When the Moon Stood Still
by Susie Burnett Jones
In the small towns of eastern North Carolina in 1928, large families are not unusual. Susie is the fifth of nine children in a strict but comparatively privileged family, headed by a Victorian Father, stimulated by an energetic, happy Mother, and softened by the sanctuary of Granddaddy’s farm just outside of town.
Death takes the third child, and the last is born with Downs Syndrome, but life goes on. A new beach cottage in mid-depression is Susie’s first hint that there is another world out there.
With Pearl Harbor comes the end of an era. Soldiers from nearby Camp Davis use Burgaw as a “French” village during training. The proper password is required enroute to school each day, and the aircraft spotting tower is manned by local volunteers.
At the beach, the boardwalk is crowded with soldiers and sailors from around the world, mingling with natives and workers from the Wilmington shipyard. Jump joints vibrate with big band music while the summer nights are punctuated by the explosion of German torpedos just a few miles offshore.
Susie’s maturing and inquiring mind continually pushes the envelope of her environment; and when high school graduation arrives she realizes that it is truly her “commencement.”
Hardcover: 212 pages
Publisher: Casablanca Associates, Ltd. (January 1, 2003)
“…delightful and informative…I felt like I was hidden away in a tree house reading someone’s diary.” — Marianne Gingher, author of A Girls Life, Greensboro, N.C.
“A wonderful look back at eastern North Carolina’s small town and beach life before and during World War II.” — Betty Debnam, Creator and Editor, The Mini Page, Washington, D.C.
“In a simple, disarming narrative style Susie describes the struggle to define herself in an environment of domination and rejection.” — A.C. Snow, Columnist, The News & Observer, Raleigh, N.C.
About the Author
Mildred Deaton Burnett (Susie) grew up in Burgaw, N.C., spending the summers at her family’s Carolina Beach cottage. In 1945 she was a member of the first post-war freshman class at UNC-G, and in early 1950 she responded to her college room-mate’s invitation to visit New York.
Mesmerized by the City, her intended two-week stay lasted for three years. She worked as a buyer-trainee at Gimbels, studied voice and modern dance, got a taste of off-Broadway as a featured singer in the Originals Only production of Dakota, and spent two years as an interviewer and junior executive at Arthur Murray’s Manhattan studio.
Her Grandmother’s death in late 1952 brought her back down to earth and she decided to return to Raleigh. There she met her future husband, William Davis Jones III, and they were married in 1953.

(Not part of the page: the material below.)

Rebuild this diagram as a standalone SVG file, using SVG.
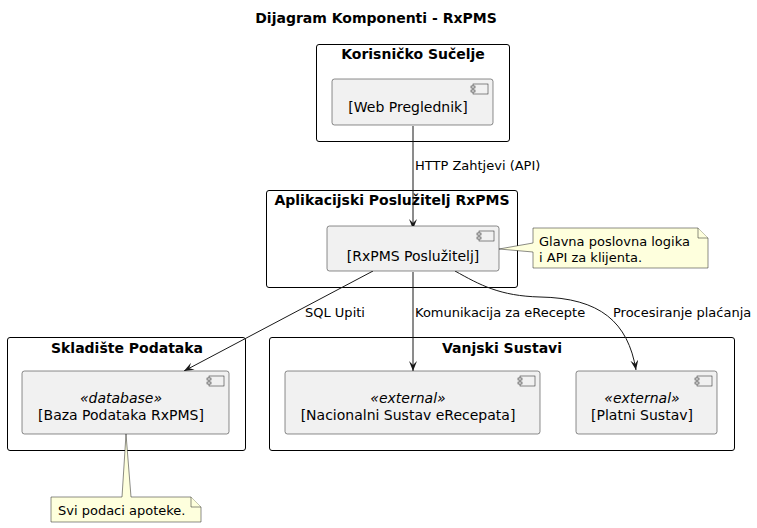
<svg xmlns="http://www.w3.org/2000/svg" width="757" height="528" viewBox="0 0 757 528">
<defs>
<style>
text{font-family:"DejaVu Sans","Liberation Sans",sans-serif;fill:#000}
.title{font-size:14px;font-weight:bold}
.ptitle{font-size:14px;font-weight:bold}
.pkg{fill:none;stroke:#000;stroke-width:1}
.comp{fill:#F1F1F1;stroke:#181818;stroke-width:0.5}
.ctext{font-size:14px}
.stereo{font-size:14px;font-style:italic}
.icon{fill:#F1F1F1;stroke:#181818;stroke-width:0.5}
.note{fill:#FEFFDD;stroke:#181818;stroke-width:0.5}
.ntext{font-size:13px}
.edge{fill:none;stroke:#181818;stroke-width:1}
.elabel{font-size:13px}
</style>
<marker id="arr" markerWidth="10" markerHeight="10" refX="10" refY="4" orient="auto" markerUnits="userSpaceOnUse">
<path d="M0,0 L10,4 L0,8 L4,4 Z" fill="#181818"/>
</marker>
</defs>
<rect width="757" height="528" fill="#fff"/>
<text class="title" x="376" y="23" text-anchor="middle">Dijagram Komponenti - RxPMS</text>

<g id="pkg-korisnicko">
<rect class="pkg" x="316.5" y="44.5" width="193" height="97" rx="2.5"/>
<text class="ptitle" x="413" y="59" text-anchor="middle">Korisničko Sučelje</text>
</g>
<g id="pkg-aplikacijski">
<rect class="pkg" x="266.5" y="190.5" width="251" height="97" rx="2.5"/>
<text class="ptitle" x="392" y="205" text-anchor="middle">Aplikacijski Poslužitelj RxPMS</text>
</g>
<g id="pkg-skladiste">
<rect class="pkg" x="7.5" y="337.5" width="238" height="113" rx="2.5"/>
<text class="ptitle" x="127" y="353" text-anchor="middle">Skladište Podataka</text>
</g>
<g id="pkg-vanjski">
<rect class="pkg" x="269.5" y="337.5" width="465" height="113" rx="2.5"/>
<text class="ptitle" x="502" y="353" text-anchor="middle">Vanjski Sustavi</text>
</g>

<g id="edges">
<path class="edge" d="M413,126 L413,229" marker-end="url(#arr)"/>
<text class="elabel" x="415" y="170">HTTP Zahtjevi (API)</text>
<path class="edge" d="M373,271 L184,371" marker-end="url(#arr)"/>
<text class="elabel" x="305" y="317">SQL Upiti</text>
<path class="edge" d="M413,272 L413,371" marker-end="url(#arr)"/>
<text class="elabel" x="415" y="317">Komunikacija za eRecepte</text>
<path class="edge" d="M455,271 C480,285 500,296 540,297 C600,298 628,322 636,370" marker-end="url(#arr)"/>
<text class="elabel" x="613" y="317">Procesiranje plaćanja</text>
</g>

<g id="web-preglednik">
<rect class="comp" x="332" y="79" width="161" height="46" rx="2.5"/>
<rect class="icon" x="473" y="84" width="15" height="10"/>
<rect class="icon" x="471" y="86" width="4" height="2"/>
<rect class="icon" x="471" y="90" width="4" height="2"/>
<text class="ctext" x="408" y="112" text-anchor="middle">[Web Preglednik]</text>
</g>

<g id="rxpms-posluzitelj">
<rect class="comp" x="327" y="226" width="172" height="45" rx="2.5"/>
<rect class="icon" x="479" y="231" width="15" height="10"/>
<rect class="icon" x="477" y="233" width="4" height="2"/>
<rect class="icon" x="477" y="237" width="4" height="2"/>
<text class="ctext" x="413" y="261" text-anchor="middle">[RxPMS Poslužitelj]</text>
</g>

<g id="note-posluzitelj">
<path class="note" d="M533,228 L698,228 L708,238 L708,268 L533,268 L533,252 L499,249 L533,243 Z"/>
<path class="note" d="M698,228 L698,238 L708,238"/>
<text class="ntext" x="539" y="246">Glavna poslovna logika</text>
<text class="ntext" x="539" y="262">i API za klijenta.</text>
</g>

<g id="baza-podataka">
<rect class="comp" x="22" y="371" width="207" height="63" rx="2.5"/>
<rect class="icon" x="209" y="376" width="15" height="10"/>
<rect class="icon" x="207" y="378" width="4" height="2"/>
<rect class="icon" x="207" y="382" width="4" height="2"/>
<text class="stereo" x="121" y="403" text-anchor="middle">«database»</text>
<text class="ctext" x="121" y="420" text-anchor="middle">[Baza Podataka RxPMS]</text>
</g>

<g id="note-baza">
<path class="note" d="M51,497 L122,497 L126,434 L131,497 L191,497 L201,507 L201,522 L51,522 Z"/>
<path class="note" d="M191,497 L191,507 L201,507"/>
<text class="ntext" x="58" y="515">Svi podaci apoteke.</text>
</g>

<g id="nacionalni-sustav">
<rect class="comp" x="285" y="371" width="255" height="63" rx="2.5"/>
<rect class="icon" x="520" y="376" width="15" height="10"/>
<rect class="icon" x="518" y="378" width="4" height="2"/>
<rect class="icon" x="518" y="382" width="4" height="2"/>
<text class="stereo" x="408" y="403" text-anchor="middle">«external»</text>
<text class="ctext" x="408" y="420" text-anchor="middle">[Nacionalni Sustav eRecepata]</text>
</g>

<g id="platni-sustav">
<rect class="comp" x="576" y="371" width="141" height="63" rx="2.5"/>
<rect class="icon" x="697" y="376" width="15" height="10"/>
<rect class="icon" x="695" y="378" width="4" height="2"/>
<rect class="icon" x="695" y="382" width="4" height="2"/>
<text class="stereo" x="642" y="403" text-anchor="middle">«external»</text>
<text class="ctext" x="642" y="420" text-anchor="middle">[Platni Sustav]</text>
</g>
</svg>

Two children later she founded the Raleigh Junior Cotillion Club, and ran it for ten years. In 1971 she became president of her family’s land development company, a position she held for 22 years. Always active in church, cultural, civic and school affairs, she also supported her husband’s newspaper career and reared five children.
She and her husband live in Raleigh, perpetually entertained by eight grandchildren. And, even after all these years, she still enjoys that cottage at Carolina Beach, which she shares with her six surviving siblings.